先月、共産党は第6回中央委員会総会を開き、来年1月に第27回党大会を招集することを決めた。ここでも志位委員長が、次のように述べて党員を叱咤している。
「いま党勢拡大の空前の条件と可能性が広がっており、それをくみつくした取り組みを行うことを呼びかけたいと思います。
わが党が野党共闘という新しい方針に踏み出したことは、党と国民との関係を大きく変え、党に対する新たな注目、期待、支持が広がっています。(中略)
いま目の前に大きく広がる党勢拡大の新たな条件と可能性を、あまさずくみつくし、『党勢拡大大運動』を必ず成功させようではありませんか」
「党勢拡大の空前の条件」とは、よく言ったものである。これまでも何度も何度も同じようなことを言ってきた。だが「空前の条件」などどこにもなかった。だからこそこの数十年間、党勢は上向きになるどころか、下降の一方だったのである。
慶應大学塾長などを務めた小泉信三氏が、『共産主義批判の常識』(講談社学術文庫)という著書の中で、「職業革命家は、長短ともに職業軍人に相類するところがある。職業軍人が往々特有の偏視、誤算、希望的観測に陥ったように、職業革命家もしばしばそれを免れないのではないだろうか。吾々はこれに対して、着実に人民大衆の利害を思え、といわなければならぬ」と指摘している。

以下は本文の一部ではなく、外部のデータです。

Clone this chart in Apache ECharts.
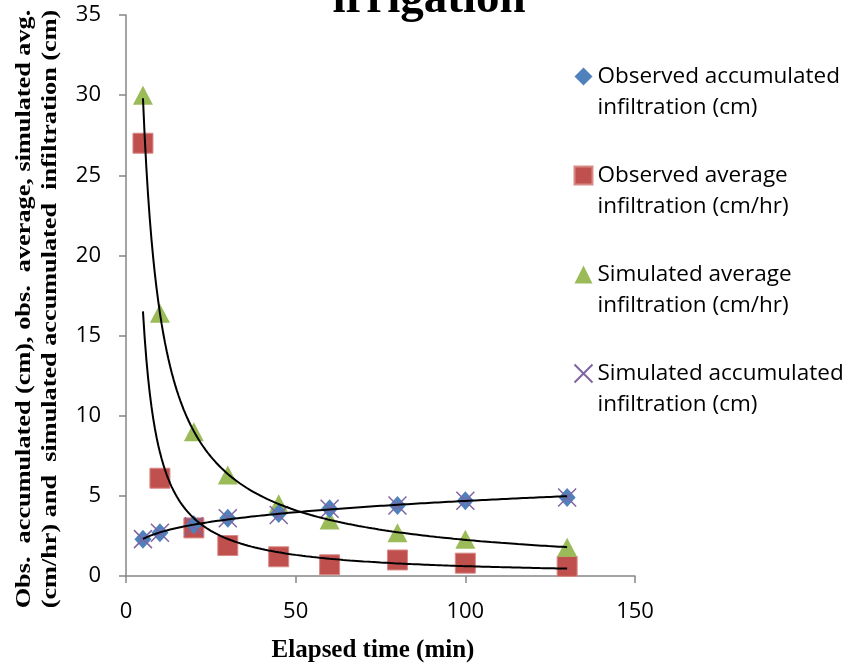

「職業革命家」というのは、共産党の指導者と解すればよい。「偏視」「希望的観測」とは言い得て妙である。軍の指導者が、その条件もないのに、「空前の条件」などと言って兵士を動かせば、大変な犠牲を出すだろう。一般の共産党員の立場に立てば、無駄な労苦を強いられるだけである。
■もはや党員も読まない「赤旗」
私が在籍していた当時から、「赤旗」の拡大は、「党大会が終わるまで3カ月だけで結構ですから購読してもらえませんか」とか、「選挙が終わるまでお願いします」などという調子で増やすのが大半であった。増やしたといっても、ほとんどが3カ月程度の短期読者だった。3カ月後には、確実に減るのである。この実態を知らないわけがないのに、「空前の条件」などと言って、党員の尻を叩くというやり方は、もはや行き詰まっていると言わねばならない。
2014年に行われた共産党の第26回大会では、「2010年代に『成長・発展目標』を実現するために、50万の党員(有権者比0.5%)、50万の日刊紙読者(有権者比0.5%)、200万の日曜版読者(有権者比2.0%)」にすることを決めている。
残すところ3年余だが、目標に向かって前進するどころか、すべての分野で後退しているのが現状である。
党員数は、公称30万人とされているが、政治資金収支報告にある党費の額から試算すると、党費を納入している党員は20万人程度という指摘も共産党研究者によってなされている。党費は納めないが党活動は熱心に行うなどということはあり得ない(私が入党した数十年前なら、党費を納めない党員は除籍させたものだ)。
■党員に向かって「心から呼びかけます」
そして「赤旗」の2つ目の役割だが、レーニン以来、共産党機関紙は、党を組織し、党中央と党員をつなぐ最も大事なものだとされてきた。また広範な国民と結びつく最も重要な「武器」とされてきたのである。これも私が入党した当時は、「赤旗」日刊紙を読まない党員などあり得なかった。それだけで党員としての要件が欠落していると見なされたものである。
「赤旗」日刊紙の購読者で一番多いのは、もちろん党員である。だが市役所など役所関係にも、相当な部数が議員などによって入れられている。したがって、もし党員数が30万人、日刊紙の発行部数が20万部という数字が事実ならば、およそ半分の党員が「赤旗」日刊紙を購読していないということになる。
実際、今年の8月28日共産党書記局から、「党員のみなさんに、『しんぶん赤旗』日刊紙の購読を心から呼びかけます」という文書が出され、翌日の「赤旗」に掲載された。前代未聞のことである。党員ですら「赤旗」日刊紙を読んでいないというのは、共産党にとって恥ずかしいことだ。まさに恥も外聞もなくである。
昔なら、読まない党員は離党させてきた。だが離党させると党員はますます減ってしまう。党員に向かって、「心から呼びかけます」などと平身低頭でお願いしているのである。こんな革命政党があるだろうか。ブッラクジョークである。この実態のどこが「空前の条件」なのか。
ところが事態は、さらに深刻になっているようだ。なんと今年の7月、8月で「赤旗」日刊紙が3万5000部、日曜版が7000部も激減したというのである(『週刊新潮』)。もはや「大運動」なるものが大失敗に終わることは確実だと言わねばならない。